I was steered towards Proteowizard to convert to mzXML/mzML then to use Bioconductor XCMS to open/save as netCDF. Unfortunately this was unsuccessful and the XCMS manual explicitly states that XCMS created cdf files are only openable by XCMS and are expressly incompatible with ANDI-MS conventions.
I have been able to use the R package RNetCDF to successfully read the waters output cdf and create a new empty cdf file with the same variables and attributes.
I can use the mzR package to read mzXML output from ProteoWizard.
The goal:
As a first step, I am attempting to (using RNetCDF):
- Open a Databridge exported cdf file
- Create a new CDF file with the same variables and attributes
- Read the data from the cdf file into R and then put it to the variables in the new cdf file
- Save the file and verify it can be opened by the target software
The problem:
I can read data from the source file into an R data element, verify that the data is numeric, but when I put it to the destination variable/file, I get this error:
Error: R character data can only be written to NC_CHAR variable
I have appended the command lines I have used. I think that my problem is with my lack of knowledge of how to handle data in R, so any help would be appreciated. Also, if anyone knows an alternate/better way to get data from an mzXML file to an ANDI-MS compatible netCDF file, please inform me. I still have to verify that the cdf file I create with these tools will be openable by the target software...
Regards,
Ray
APPENDED COMMAND LINES:
CDF1 refers to the SOURCE cdf file
test1 refers to the DESTINATION cdf file
> var.inq.nc(CDF1,"a_d_sampling_rate")
$id
[1] 1
$name
[1] "a_d_sampling_rate"
$type
[1] "NC_DOUBLE"
$ndims
[1] 1
$dimids
[1] 11
$natts
[1] 0
>dim.def.nc(test1,"scan_number",2064)
>var.def.nc(test1,"a_d_sampling_rate","NC_DOUBLE","scan_number")
> var.inq.nc(test1,"a_d_sampling_rate")
$id
[1] 1
$name
[1] "a_d_sampling_rate"
$type
[1] "NC_DOUBLE"
$ndims
[1] 1
$dimids
[1] 11
$natts
[1] 0
> data2 <-var.get.nc(CDF1,"a_d_sampling_rate",start=NA,count=NA,na.mode=0,collapse=TRUE,unpack=TRUE,rawchar=TRUE)
> str(data2)
num [1:2064(1d)] -9999 -9999 -9999 -9999 -9999 ...
> var.put.nc(test1,"a_d_sampling_rate",data1,start=NA,count=NA,na.mode=0,pack=TRUE)
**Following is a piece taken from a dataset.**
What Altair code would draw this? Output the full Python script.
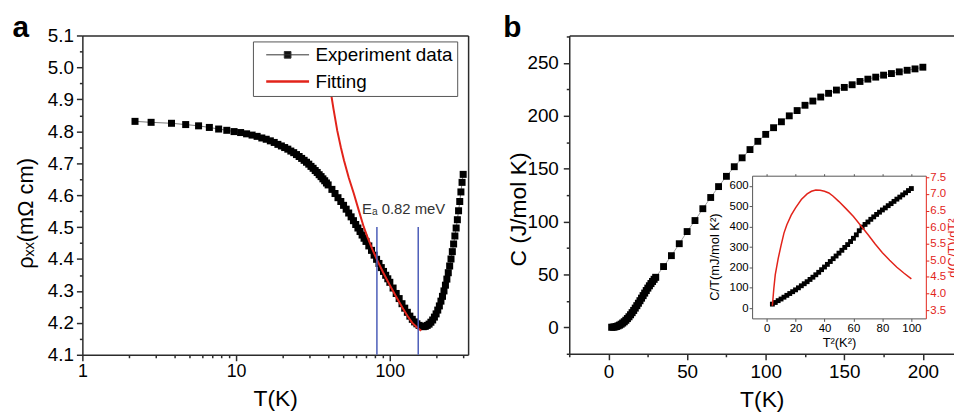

Error: R character data can only be written to NC_CHAR variable
Hello,
Sorry, I also read this in the manual for RNetCDF but am unsure how to apply it:
However, text represented by R types raw and character can only be written to NetCDF type NC_CHAR. The dimensions of R raw variables map directly to NetCDF dimensions, but character variables have an implied dimension corresponding to the string length. This implied dimension must be defined explicitly as the fastest-varying dimension of the NC_CHAR variable, and it must be included as the first element of arguments start and count taken by this function.